(Set exercise): Retype only what runs from the first line of the listing to the line holding "import plotly.graph_objects as go", both included. Do not retype the pictures.

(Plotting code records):
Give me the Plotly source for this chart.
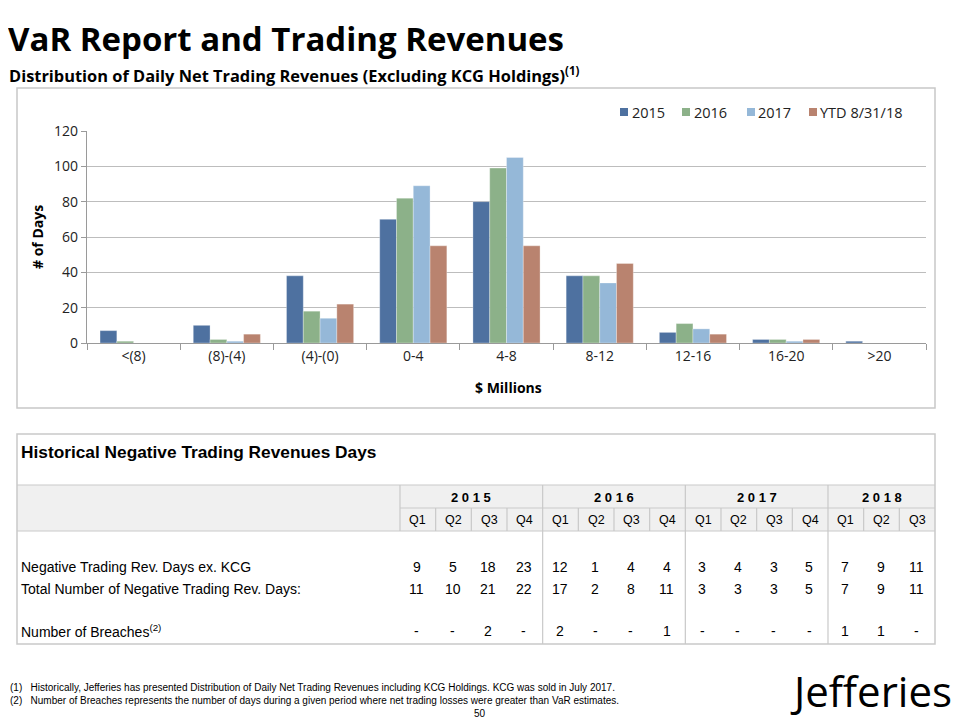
import plotly.graph_objects as go

# ---------------- data ----------------
categories = ["<(8)", "(8)-(4)", "(4)-(0)", "0-4", "4-8", "8-12", "12-16", "16-20", ">20"]
series_names = ["2015", "2016", "2017", "YTD 8/31/18"]
vals_2015 = [7, 10, 38, 70, 80, 38, 6, 2, 1]
vals_2016 = [1, 2, 18, 82, 99, 38, 11, 2, 0]
vals_2017 = [0, 1, 14, 89, 105, 34, 8, 1, 0]
vals_ytd18 = [0, 5, 22, 55, 55, 45, 5, 2, 0]
series_colors = ["#4E71A0", "#8CB189", "#95B8D8", "#B9836F"]

table_years = ["2015", "2016", "2017", "2018"]
quarters_per_year = [4, 4, 4, 3]
quarter_labels = ["Q1", "Q2", "Q3", "Q4", "Q1", "Q2", "Q3", "Q4",
                  "Q1", "Q2", "Q3", "Q4", "Q1", "Q2", "Q3"]
neg_days_ex_kcg = [9, 5, 18, 23, 12, 1, 4, 4, 3, 4, 3, 5, 7, 9, 11]
total_neg_days = [11, 10, 21, 22, 17, 2, 8, 11, 3, 3, 3, 5, 7, 9, 11]
breaches = ["-", "-", "2", "-", "2", "-", "-", "1", "-", "-", "-", "-", "1", "1", "-"]
row_labels = ["Negative Trading Rev. Days ex. KCG",
              "Total Number of Negative Trading Rev. Days:",
              "Number of Breaches<sup>(2)</sup>"]

# page offset (body margin) compensation: figure occupies 8..960 x 8..720
OFF = 8
W, H = 960 - OFF, 720 - OFF
def px(x): return (x - OFF) / W
def py(y): return 1 - (y - OFF) / H

def ann(text, x, y, size, family="Open Sans", xanchor="center", yanchor="middle", color="#000", **kw):
    d = dict(text=text, x=px(x), y=py(y), xref="paper", yref="paper", xanchor=xanchor,
             yanchor=yanchor, showarrow=False, font=dict(family=family, size=size, color=color))
    d.update(kw)
    return d

fig = go.Figure()
for name, vals, col in zip(series_names, [vals_2015, vals_2016, vals_2017, vals_ytd18], series_colors):
    fig.add_trace(go.Bar(x=categories, y=vals, name=name,
                         marker=dict(color=col, line=dict(color="rgba(255,255,255,0.6)", width=0.5))))

shapes = []
annotations = []
line_col = "#C9C9C9"

# chart frame
shapes.append(dict(type="rect", xref="paper", yref="paper", x0=px(17), x1=px(935),
                   y0=py(408), y1=py(88), line=dict(color="#C8C8C8", width=1.5), layer="below"))

# titles
annotations.append(ann("<b>VaR Report and Trading Revenues</b>", 6, 39, 33, xanchor="left"))
annotations.append(ann("<b>Distribution of Daily Net Trading Revenues (Excluding KCG Holdings)<sup>(1)</sup></b>",
                       7, 75, 16.4, xanchor="left"))

# axis titles
annotations.append(ann("<b># of Days</b>", 38, 237, 14, textangle=-90))
annotations.append(ann("<b>$ Millions</b>", 508, 387, 14))

# legend (manual, compact squares like the original)
legend_sq_x = [620, 682, 747, 809]
legend_txt_x = [630, 692, 756, 818]
for name, col, sx, tx in zip(series_names, series_colors, legend_sq_x, legend_txt_x):
    shapes.append(dict(type="rect", xref="paper", yref="paper", x0=px(sx), x1=px(sx + 8),
                       y0=py(116), y1=py(108), fillcolor=col, line=dict(width=0)))
    annotations.append(ann(name, tx, 112, 14.5, xanchor="left", color="#222"))

# ---------------- table ----------------
tx0, tx1 = 17, 935
ty0, ty1 = 434, 644
lab_x = 400
col_w = (tx1 - lab_x) / len(quarter_labels)
y_title_bottom, y_year_bottom, y_q_bottom = 485, 508, 531
TF = "Liberation Sans"

shapes.append(dict(type="rect", xref="paper", yref="paper", x0=px(tx0), x1=px(tx1),
                   y0=py(y_q_bottom), y1=py(y_title_bottom), fillcolor="#F0F0F0",
                   line=dict(width=0), layer="below"))
shapes.append(dict(type="rect", xref="paper", yref="paper", x0=px(tx0), x1=px(tx1),
                   y0=py(ty1), y1=py(ty0), line=dict(color=line_col, width=1.5)))
for yy, xa in [(y_title_bottom, tx0), (y_year_bottom, lab_x), (y_q_bottom, tx0)]:
    shapes.append(dict(type="line", xref="paper", yref="paper", x0=px(xa), x1=px(tx1),
                       y0=py(yy), y1=py(yy), line=dict(color=line_col, width=1.2)))
shapes.append(dict(type="line", xref="paper", yref="paper", x0=px(lab_x), x1=px(lab_x),
                   y0=py(y_title_bottom), y1=py(y_q_bottom), line=dict(color=line_col, width=1.2)))

annotations.append(ann("<b>Historical Negative Trading Revenues Days</b>", 19, 452, 17.3, family=TF,
                       xanchor="left"))

ci = 0
for yr, nq in zip(table_years, quarters_per_year):
    x_start = lab_x + ci * col_w
    x_end = x_start + nq * col_w
    annotations.append(ann("<b>" + " ".join(yr) + "</b>", (x_start + x_end) / 2, 497, 13, family=TF))
    if x_end < tx1 - 1:
        shapes.append(dict(type="line", xref="paper", yref="paper", x0=px(x_end), x1=px(x_end),
                           y0=py(ty1), y1=py(y_title_bottom), line=dict(color=line_col, width=1.2)))
    for k in range(1, nq):
        xb = x_start + k * col_w
        shapes.append(dict(type="line", xref="paper", yref="paper", x0=px(xb), x1=px(xb),
                           y0=py(y_q_bottom), y1=py(y_year_bottom), line=dict(color=line_col, width=1.2)))
    ci += nq

row_ys = [567, 589, 631]
for lbl, yy in zip(row_labels, row_ys):
    annotations.append(ann(lbl, 19, yy, 14, family=TF, xanchor="left"))
for i, q in enumerate(quarter_labels):
    cx = lab_x + (i + 0.5) * col_w
    annotations.append(ann(q, cx, 520, 12.5, family=TF))
    for v, yy in zip([neg_days_ex_kcg[i], total_neg_days[i], breaches[i]], row_ys):
        annotations.append(ann(str(v), cx - 1, yy, 14, family=TF))

# footnotes
FN = "Liberation Sans Narrow, Liberation Sans"
annotations.append(ann("(1)   Historically, Jefferies has presented Distribution of Daily Net Trading Revenues including KCG Holdings. KCG was sold in July 2017.",
                       8, 687, 10, family=FN, xanchor="left"))
annotations.append(ann("(2)   Number of Breaches represents the number of days during a given period where net trading losses were greater than VaR estimates.",
                       8, 700, 10, family=FN, xanchor="left"))
annotations.append(ann("50", 480, 713, 10, family=FN))
annotations.append(ann("Jefferies", 954, 690, 42, xanchor="right"))

fig.update_layout(
    width=W, height=H, margin=dict(l=0, r=0, t=0, b=0, autoexpand=False),
    paper_bgcolor="white", plot_bgcolor="white",
    barmode="group", bargap=0.28, bargroupgap=0, showlegend=False,
    font=dict(family="Open Sans", size=14, color="#222"),
    xaxis=dict(domain=[px(87), px(926)], type="category", tickson="boundaries", ticks="outside",
               ticklen=6, tickcolor="#9A9A9A", showline=True, linecolor="#9A9A9A", linewidth=1.2,
               tickfont=dict(size=14, color="#222"), automargin=False),
    yaxis=dict(domain=[py(343), py(131)], range=[0, 120], dtick=20, showgrid=True,
               gridcolor="#BDBDBD", gridwidth=1.2, showline=True, linecolor="#9A9A9A", linewidth=1.2,
               ticks="outside", ticklen=5, tickcolor="#9A9A9A", zeroline=False,
               tickfont=dict(size=14, color="#222"), automargin=False),
    shapes=shapes, annotations=annotations,
)

fig.write_html("out.html")
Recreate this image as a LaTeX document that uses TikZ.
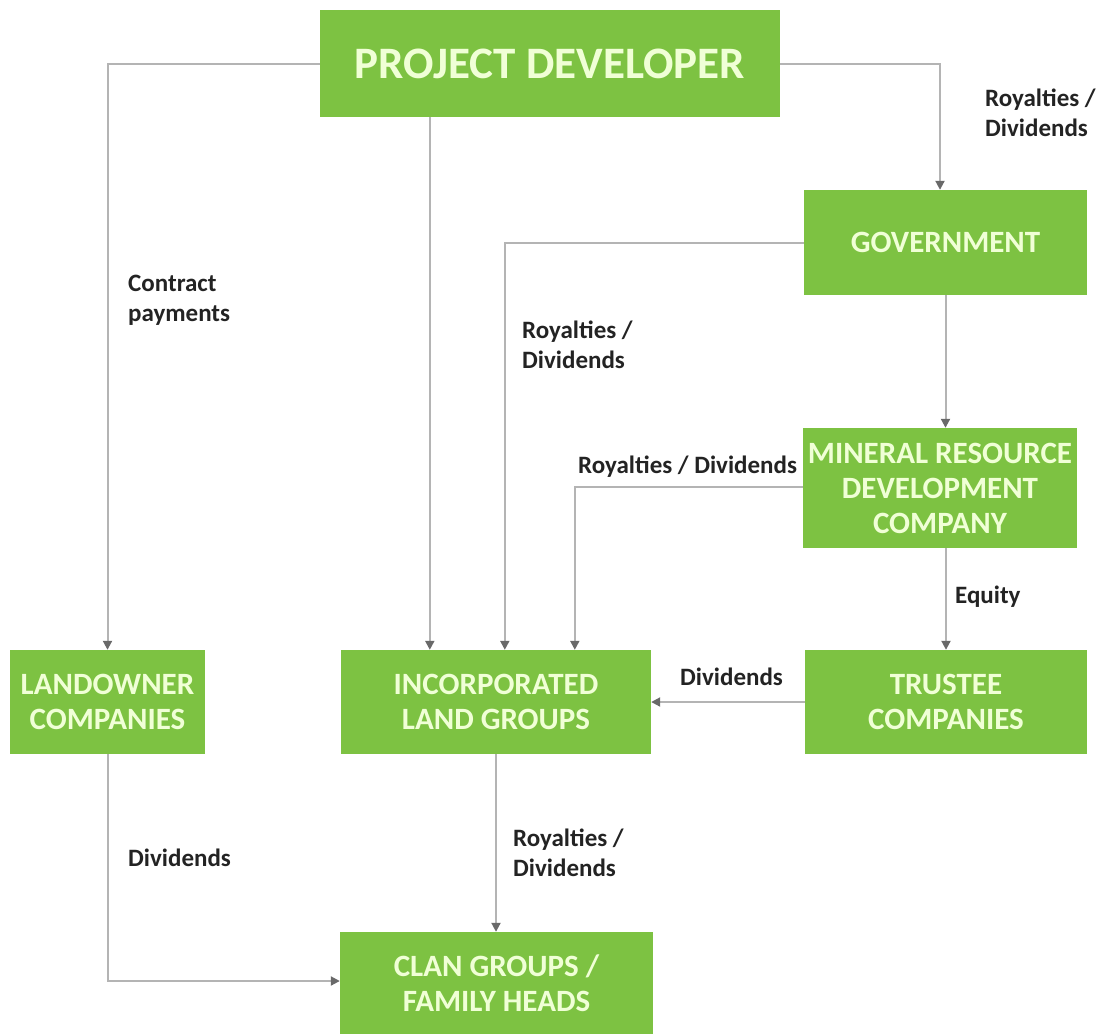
\documentclass[tikz,border=0pt]{standalone}
\usepackage{fontspec}
\setmainfont{Carlito}
\usetikzlibrary{arrows.meta}
\definecolor{boxgreen}{RGB}{125,194,66}
\definecolor{boxtext}{RGB}{240,255,214}
\definecolor{linegray}{RGB}{180,180,180}
\definecolor{tipgray}{RGB}{105,105,105}
\definecolor{labeltext}{RGB}{35,35,35}
\tikzset{
  box/.style={fill=boxgreen, draw=none, text=boxtext, font=\bfseries\fontsize{31}{35}\selectfont, align=center, inner sep=0pt},
  conn/.style={draw=linegray, line width=2pt, -{Triangle[width=9pt,length=9pt,fill=tipgray,color=tipgray]}},
  lbl/.style={text=labeltext, font=\bfseries\fontsize{25}{30}\selectfont, align=left, inner sep=0pt, anchor=west}
}
\begin{document}
\begin{tikzpicture}[x=1pt,y=-1pt]
\useasboundingbox (0,0) rectangle (1112,1034);
\node[box, minimum width=460pt, minimum height=107pt, font=\bfseries\fontsize{45}{50}\selectfont] (pd) at (550,63.5) {PROJECT DEVELOPER};
\node[box, minimum width=283pt, minimum height=105pt] (gov) at (945.5,242.5) {GOVERNMENT};
\node[box, minimum width=274pt, minimum height=120pt] (mrdc) at (940,488) {MINERAL RESOURCE\\DEVELOPMENT\\COMPANY};
\node[box, minimum width=282pt, minimum height=104pt] (tc) at (946,702) {TRUSTEE\\COMPANIES};
\node[box, minimum width=310pt, minimum height=104pt] (ilg) at (496,702) {INCORPORATED\\LAND GROUPS};
\node[box, minimum width=195pt, minimum height=104pt] (lo) at (107.5,702) {LANDOWNER\\COMPANIES};
\node[box, minimum width=313pt, minimum height=102pt] (clan) at (496.5,983) {CLAN GROUPS /\\FAMILY HEADS};

\draw[conn] (pd.west) -| (lo.north);
\draw[conn] ([xshift=89pt]ilg.north west |- pd.south) -- ([xshift=89pt]ilg.north west);
\draw[conn] (pd.east) -| ([xshift=-5.5pt]gov.north);
\draw[conn] (gov.west) -| ([xshift=164pt]ilg.north west);
\draw[conn] (gov.south) -- (gov.south |- mrdc.north);
\draw[conn] ([yshift=1pt]mrdc.west) -| ([xshift=234pt]ilg.north west);
\draw[conn] (tc.north |- mrdc.south) -- (tc.north);
\draw[conn] (tc.west) -- (ilg.east);
\draw[conn] (ilg.south) -- (ilg.south |- clan.north);
\draw[conn] (lo.south) |- ([yshift=2pt]clan.west);

\node[lbl] (l1) at (128,300) {Contract\\payments};
\node[lbl] (l2) at (985,113) {Royalties /\\Dividends};
\node[lbl] (l3) at (522,345) {Royalties /\\Dividends};
\node[lbl] (l4) at (578,467) {Royalties / Dividends};
\node[lbl] (l5) at (955,597) {Equity};
\node[lbl] (l6) at (680,677) {Dividends};
\node[lbl] (l7) at (513,853) {Royalties /\\Dividends};
\node[lbl] (l8) at (128,858) {Dividends};
\end{tikzpicture}
\end{document}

(The result):
Give me the Plotly source for this chart.
import plotly.graph_objects as go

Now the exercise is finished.